When a loved one leaves an inheritance, they intend for it to be the beneficiary’s money. If that person gets married, the inheritance may end up being divided between the spouses as an asset. Many people with inheritances want to retain that money as their own in the event of a divorce. In the state of Indiana, there are a few things to know about how to protect your inheritance from your spouse in a divorce.

How are Inheritances Handled in Divorce?

In a divorce proceeding, the judge considers all assets of both parties as a joint unit and also individually. The courts classify assets as either separate or marital, which determines how it is divided in the divorce. In Indiana, there are a few things the courts consider as separate property, such as property or gifts a spouse received before the marriage or after separation, as well as any assets specified within a prenuptial agreement prior to marriage. Separate property may also include inheritances, but there are other considerations about this matter to keep in mind. Marital properties are typically the assets and property obtained during a marriage, which are subject to equitable (or fair) division in Indiana. The judge may decide that the inheritance has become commingled during the marriage, which could mean both spouses are entitled to an equitable distribution of the inheritance in a divorce.

What is Commingling?

Commingling takes place when assets that were originally considered separate property become mixed or commingled with what is considered marital property. How does commingling happen with an inheritance? If the spouse with the inheritance puts the money in a joint bank account with their spouse, it would then be considered a marital asset and subject to equitable division in a divorce. Another common way inheritance recipients commingle their inheritance is by using that money on marital assets, such as paying for the mortgage of the marital house, paying a car payment for the spouse with the inheritance, or using the money to cover a spouse’s other expenses, i.e., medical bills or other debts. In order to protect your inheritance from your spouse, it is vital that you avoid commingling at all costs. The money from the inheritance should be kept in a sole bank account and either saved or used solely on yourself to ensure it stays a separate property.

What if I Receive an Inheritance During a Divorce?
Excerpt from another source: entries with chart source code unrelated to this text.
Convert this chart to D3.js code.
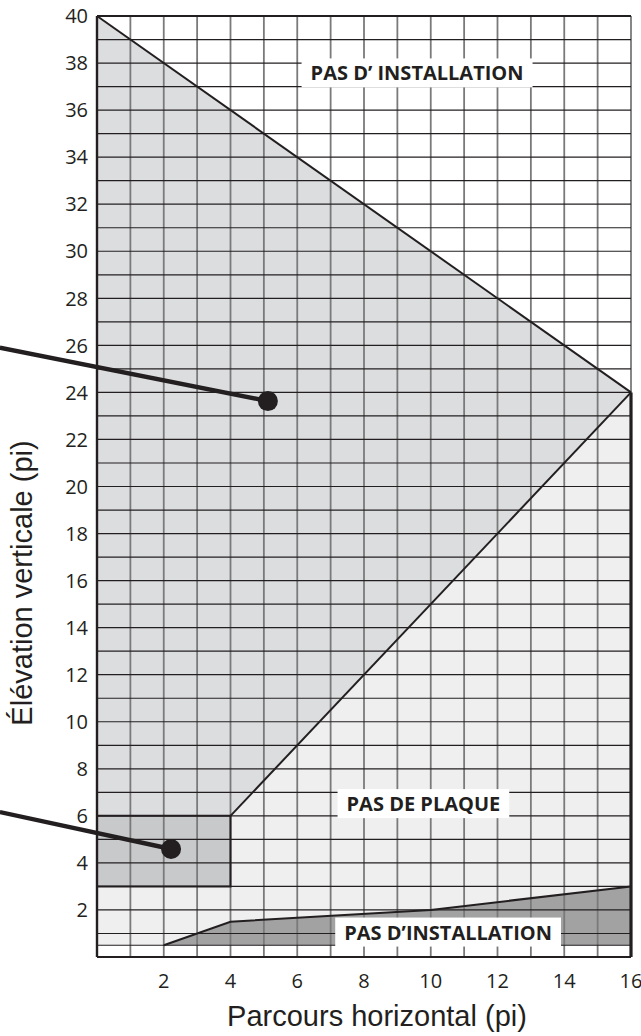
<!DOCTYPE html>
<html>
<head>
<meta charset="utf-8">
<script src="https://cdn.jsdelivr.net/npm/d3@7"></script>
<style>
  html, body { margin: 0; padding: 0; background: #fff; }
  svg { display: block; }
  .tick-label { font-family: "Open Sans", sans-serif; font-size: 20px; fill: #231f20; }
  .zone-label { font-family: "Open Sans", sans-serif; font-size: 20px; font-weight: 700; fill: #231f20; }
  .axis-title { font-family: "Liberation Sans", Arial, sans-serif; font-size: 29px; fill: #231f20; }
</style>
</head>
<body>
<svg id="chart" width="641" height="1036"></svg>
<script>
'use strict';

// ── Data (feet) ────────────────────────────────────────────────────────────
const xTicks = [2, 4, 6, 8, 10, 12, 14, 16];
const yTicks = [2, 4, 6, 8, 10, 12, 14, 16, 18, 20, 22, 24, 26, 28, 30, 32, 34, 36, 38, 40];

const xGrid = d3.range(0, 17);
const yGrid = [0, 0.5].concat(d3.range(1, 41));

// zones as polygons in (run, rise)
const upperZone   = [[0, 40], [16, 24], [4, 6], [0, 6]];
const plateBox    = [[0, 3], [4, 3], [4, 6], [0, 6]];
const noPlateZone = [[0, 0.5], [16, 0.5], [16, 24], [4, 6], [4, 3], [0, 3]];
const lowerZone   = [[2, 0.5], [4, 1.5], [10, 2], [16, 3], [16, 0.5]];

const upperEdge = [[0, 40], [16, 24]];
const diagEdge  = [[4, 6], [16, 24]];
const lowerEdge = [[2, 0.5], [4, 1.5], [10, 2], [16, 3]];

const zoneNames = ['PAS D\u2019 INSTALLATION', 'PAS DE PLAQUE', 'PAS D\u2019INSTALLATION'];
const zoneAt    = [[9.59, 37.58], [9.78, 6.52], [10.52, 1.06]];

// callouts: [from, dot]
const callouts = [
  [[-2.91, 25.9], [5.12, 23.63]],
  [[-2.91, 6.16], [2.22, 4.59]],
];

// ── Scales ─────────────────────────────────────────────────────────────────
const x = d3.scaleLinear().domain([0, 16]).range([97, 631]);
const y = d3.scaleLinear().domain([0, 40]).range([957, 16]);

const svg = d3.select('#chart');
const line = d3.line().x(d => x(d[0])).y(d => y(d[1]));
const poly = pts => line(pts) + 'Z';

// ── Zones ──────────────────────────────────────────────────────────────────
svg.append('path').attr('d', poly(noPlateZone)).attr('fill', '#efefef');
svg.append('path').attr('d', poly(upperZone)).attr('fill', '#dcdddf');
svg.append('path').attr('d', poly(plateBox)).attr('fill', '#c8c9cb');
svg.append('path').attr('d', poly(lowerZone)).attr('fill', '#a2a2a3');

// ── Grid ───────────────────────────────────────────────────────────────────
svg.append('g').selectAll('line')
  .data(xGrid)
  .join('line')
  .attr('x1', d => x(d)).attr('x2', d => x(d))
  .attr('y1', y(0)).attr('y2', y(40))
  .attr('stroke', '#7a7a7a')
  .attr('stroke-width', 1.8);

svg.append('g').selectAll('line')
  .data(yGrid)
  .join('line')
  .attr('x1', x(0)).attr('x2', x(16))
  .attr('y1', d => y(d)).attr('y2', d => y(d))
  .attr('stroke', '#231f20')
  .attr('stroke-width', 1.2);

// ── Frame & zone edges ─────────────────────────────────────────────────────
const edge = (pts, w) => svg.append('path')
  .attr('d', line(pts))
  .attr('fill', 'none')
  .attr('stroke', '#231f20')
  .attr('stroke-width', w)
  .attr('stroke-linejoin', 'miter');

edge([[0, 0], [0, 40]], 2.4);
edge([[0, 40], [16, 40]], 2.2);
edge([[0, 0], [16, 0]], 2);
edge([[16, 0], [16, 24]], 3.2);
edge(upperEdge, 2);
edge(diagEdge, 2);
edge(lowerEdge, 2);
svg.append('path').attr('d', poly(plateBox))
  .attr('fill', 'none').attr('stroke', '#231f20').attr('stroke-width', 2);

// ── Zone labels ────────────────────────────────────────────────────────────
zoneNames.forEach((name, i) => {
  const g = svg.append('g');
  const t = g.append('text')
    .attr('class', 'zone-label')
    .attr('x', x(zoneAt[i][0]))
    .attr('y', y(zoneAt[i][1]))
    .attr('text-anchor', 'middle')
    .attr('dominant-baseline', 'central')
    .text(name);
  const bb = t.node().getBBox();
  g.insert('rect', 'text')
    .attr('x', bb.x - 9).attr('y', y(zoneAt[i][1]) - 14.5)
    .attr('width', bb.width + 18).attr('height', 29)
    .attr('fill', '#fff');
});

// ── Callouts ───────────────────────────────────────────────────────────────
callouts.forEach(c => {
  svg.append('path').attr('d', line(c))
    .attr('stroke', '#231f20').attr('stroke-width', 4.4).attr('fill', 'none');
  svg.append('circle')
    .attr('cx', x(c[1][0])).attr('cy', y(c[1][1])).attr('r', 10)
    .attr('fill', '#231f20');
});

// ── Tick labels ────────────────────────────────────────────────────────────
svg.append('g').selectAll('text')
  .data(yTicks)
  .join('text')
  .attr('class', 'tick-label')
  .attr('x', 88)
  .attr('y', d => y(d))
  .attr('dy', '0.36em')
  .attr('text-anchor', 'end')
  .text(d => d);

svg.append('g').selectAll('text')
  .data(xTicks)
  .join('text')
  .attr('class', 'tick-label')
  .attr('x', d => x(d))
  .attr('y', 988)
  .attr('text-anchor', 'middle')
  .text(d => d);

// ── Axis titles ────────────────────────────────────────────────────────────
svg.append('text')
  .attr('class', 'axis-title')
  .attr('x', 377).attr('y', 1026)
  .attr('text-anchor', 'middle')
  .text('Parcours horizontal (pi)');

svg.append('text')
  .attr('class', 'axis-title')
  .attr('transform', 'translate(32,583) rotate(-90)')
  .attr('text-anchor', 'middle')
  .text('Élévation verticale (pi)');
</script>
</body>
</html>
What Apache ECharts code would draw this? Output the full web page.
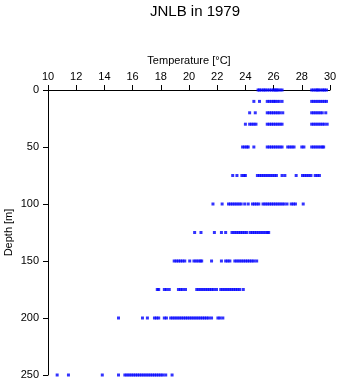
<!DOCTYPE html>
<html>
<head>
<meta charset="utf-8">
<script src="https://cdn.jsdelivr.net/npm/echarts@6/dist/echarts.min.js"></script>
<style>html,body{margin:0;padding:0;background:#fff;}#c{width:341px;height:384px;}</style>
</head>
<body>
<div id="c"></div>
<script>
var depths = [0, 10, 20, 30, 50, 75, 100, 125, 150, 175, 200, 250];
var temps0 = [24.9, 25.0, 25.15, 25.3, 25.4, 25.55, 25.7, 25.85, 26.0, 26.1, 26.2, 26.3, 26.45, 26.6, 28.7, 28.85, 29.0, 29.1, 29.2, 29.35, 29.5, 29.6, 29.75];
var temps10 = [24.6, 25.0, 25.55, 25.7, 25.85, 26.0, 26.1, 26.25, 26.4, 26.6, 28.7, 28.85, 29.0, 29.15, 29.3, 29.45, 29.6, 29.75];
var temps20 = [24.3, 24.7, 25.55, 25.7, 25.85, 26.0, 26.15, 26.3, 26.45, 26.65, 28.7, 28.85, 29.0, 29.15, 29.3, 29.45, 29.7];
var temps30 = [24.0, 24.3, 24.45, 24.6, 24.75, 25.55, 25.7, 25.85, 26.0, 26.15, 26.3, 26.45, 26.6, 28.7, 28.85, 29.0, 29.15, 29.3, 29.45, 29.6, 29.8];
var temps50 = [23.8, 23.95, 24.1, 24.2, 24.6, 25.55, 25.7, 25.85, 26.0, 26.15, 26.3, 26.45, 26.6, 27.0, 27.15, 27.3, 27.45, 28.0, 28.15, 28.7, 28.85, 29.0, 29.15, 29.3, 29.45, 29.55];
var temps75 = [23.1, 23.4, 23.75, 23.9, 24.0, 24.85, 25.0, 25.15, 25.3, 25.45, 25.6, 25.75, 25.9, 26.05, 26.2, 26.6, 26.8, 27.6, 28.05, 28.2, 28.35, 28.5, 28.65, 28.95, 29.1, 29.25];
var temps100 = [21.7, 22.35, 22.8, 22.95, 23.1, 23.25, 23.4, 23.55, 23.7, 23.95, 24.2, 24.5, 24.65, 24.8, 24.95, 25.25, 25.4, 25.55, 25.7, 25.85, 26.0, 26.15, 26.3, 26.45, 26.6, 26.75, 26.95, 27.25, 27.4, 27.55, 28.1];
var temps125 = [20.4, 20.85, 21.8, 22.3, 22.6, 23.05, 23.2, 23.35, 23.5, 23.65, 23.8, 23.95, 24.1, 24.35, 24.5, 24.65, 24.8, 24.95, 25.1, 25.25, 25.4, 25.55, 25.65];
var temps150 = [18.95, 19.1, 19.25, 19.4, 19.55, 19.7, 20.05, 20.35, 20.5, 20.65, 20.8, 20.9, 21.6, 22.3, 22.6, 22.75, 22.9, 23.25, 23.4, 23.55, 23.7, 23.85, 24.0, 24.15, 24.3, 24.45, 24.6, 24.8];
var temps175 = [17.75, 17.85, 18.25, 18.4, 18.6, 19.25, 19.4, 19.55, 19.75, 20.55, 20.7, 20.85, 21.0, 21.15, 21.3, 21.45, 21.6, 21.75, 21.95, 22.25, 22.4, 22.55, 22.7, 22.85, 23.0, 23.15, 23.3, 23.45, 23.6, 23.85];
var temps200 = [15.0, 16.7, 17.05, 17.55, 17.7, 17.85, 18.25, 18.4, 18.7, 18.85, 19.0, 19.15, 19.3, 19.45, 19.6, 19.75, 19.9, 20.05, 20.2, 20.35, 20.5, 20.65, 20.8, 20.95, 21.1, 21.25, 21.4, 21.6, 22.05, 22.2, 22.4];
var temps250 = [10.65, 11.45, 13.85, 15.0, 15.45, 15.6, 15.75, 15.9, 16.05, 16.2, 16.35, 16.5, 16.65, 16.8, 16.95, 17.1, 17.25, 17.4, 17.55, 17.7, 17.85, 18.0, 18.15, 18.35, 18.8];
var tempRows = [temps0, temps10, temps20, temps30, temps50, temps75, temps100, temps125, temps150, temps175, temps200, temps250];
var xTicks = [10, 12, 14, 16, 18, 20, 22, 24, 26, 28, 30];
var yTicks = [0, 50, 100, 150, 200, 250];

var pts = [];
depths.forEach(function (d, i) {
  tempRows[i].forEach(function (t) { pts.push([t, d]); });
});

var font = 'Liberation Sans, Arial, sans-serif';
var chart = echarts.init(document.getElementById('c'), null, {renderer: 'canvas'});
chart.setOption({
  animation: false,
  backgroundColor: '#fff',
  title: {
    text: 'JNLB in 1979', left: 190, top: -1, textAlign: 'center',
    textStyle: {fontFamily: font, fontSize: 15, fontWeight: 'normal', color: '#000'}
  },
  grid: {left: 48, right: 11, top: 90, bottom: 9, containLabel: false, outerBoundsMode: 'none'},
  xAxis: {
    type: 'value', position: 'top', min: xTicks[0], max: xTicks[xTicks.length - 1], interval: 2,
    name: 'Temperature [°C]', nameLocation: 'middle', nameGap: 24, nameMoveOverlap: false,
    nameTextStyle: {fontFamily: font, fontSize: 11, color: '#000'},
    axisLine: {show: true, lineStyle: {color: '#000', width: 1}},
    axisTick: {show: true, inside: false, length: 5, lineStyle: {color: '#000'}},
    axisLabel: {fontFamily: font, fontSize: 11, color: '#000', margin: 8},
    splitLine: {show: false}
  },
  yAxis: {
    type: 'value', inverse: true, min: yTicks[0], max: yTicks[yTicks.length - 1], interval: 50,
    name: 'Depth [m]', nameLocation: 'middle', nameGap: 34, nameRotate: 90, nameMoveOverlap: false,
    nameTextStyle: {fontFamily: font, fontSize: 11, color: '#000'},
    axisLine: {show: true, lineStyle: {color: '#000', width: 1}},
    axisTick: {show: true, inside: false, length: 5, lineStyle: {color: '#000'}},
    axisLabel: {fontFamily: font, fontSize: 11, color: '#000', margin: 9},
    splitLine: {show: false}
  },
  series: [{
    type: 'scatter', data: pts, symbol: 'rect', symbolSize: 3,
    itemStyle: {color: '#0000ff'}
  }]
});
</script>
</body>
</html>
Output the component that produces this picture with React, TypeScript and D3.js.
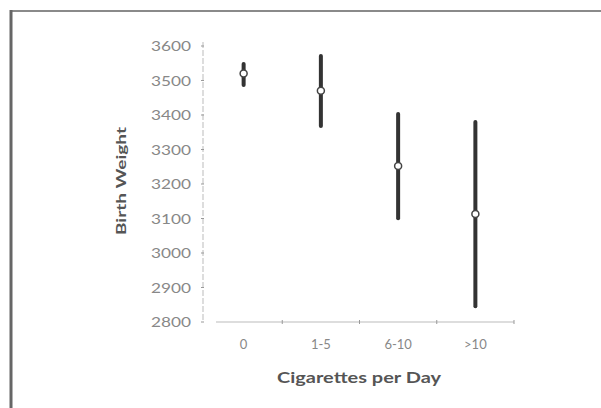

The time between the initial separation and the finalization of the divorce can be confusing and tricky. In the event that someone receives an inheritance before the divorce but after the separation, the inheritance would most likely be considered a separate property safe from equitable division. There are a few caveats to this notion. For starters, the recipient of the inheritance would need to prove that the inheritance was received post-separation. They would also need to provide the separation date to the court, which may not be the same as the date the divorce papers were filed.